GARY KNELL, NPR'S CHIEF, TO LEAVE FOR NATIONAL GEOGRAPHIC SOCIETY
c.2013 New York Times News Service
NPR, which has suffered a succession of leadership changes over the better part of a decade, needs a new chief executive again.
Gary E. Knell, the public radio organization’s chief for the past 20 months, announced Monday that he would be leaving to run the National Geographic Society. It came as an unwelcome surprise to NPR staff members, given that Knell brought some desperately needed stability to the executive ranks when he was hired in late 2011.
In an email to the NPR staff, Knell said he had been approached by the National Geographic Society and “offered an opportunity that, after discussions with my family, I could not turn down.”
In a subsequent telephone interview, Knell said he had been prepared to renew his NPR contract, which expires in November. But then National Geographic called, and it was enticing for a number of reasons, he said. One immediately suggested by observers Monday was money: He will earn a significantly higher salary at the society. While that is true, he said his decision “wasn’t really driven by a financial equation.” What was most appealing about National Geographic, he said, was its size, its educational efforts and international scope.
“The perfect person for this crucial role was right in our own backyard,” Jean N. Case, co-chairwoman of the committee that searched for a new chief executive, said in a statement.
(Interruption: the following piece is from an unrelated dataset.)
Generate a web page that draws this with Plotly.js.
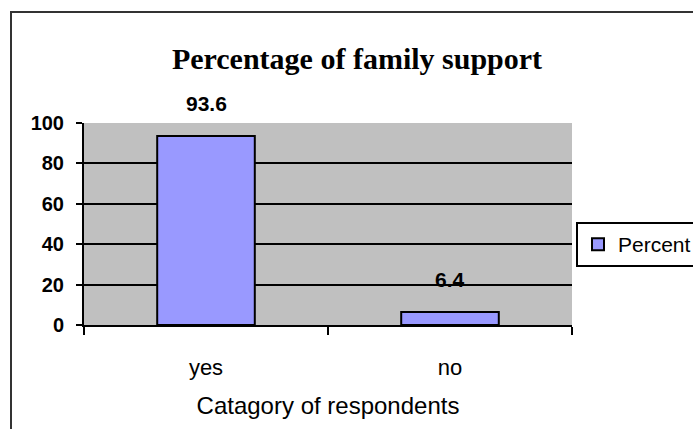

While Knell’s departure from NPR appears amicable, it is disappointing to that organization’s board, which must once again search for a leader.
Ken Stern, who was named chief executive in 2006, stepped down less than two years later; an interim head took over until NPR hired Vivian Schiller away from The New York Times to run the organization in 2009. She resigned two years after that, after back-to-back controversies involving the political views of an NPR analyst, Juan Williams, and a pair of NPR fundraising executives. Another interim head was appointed until Knell’s arrival in 2011 from the nonprofit Sesame Workshop.
Analysts have suggested that the revolving door has hindered NPR, which has had to delicately maintain relationships with its member stations across the country while expanding its presence on the Web.
“NPR’s a vital journalism organization that seems to have more problems with its business side than its journalism side, and that hurts its reputation, because people don’t make that distinction,” said Alicia Shepard, who was NPR’s ombudsman between 2007 and 2011.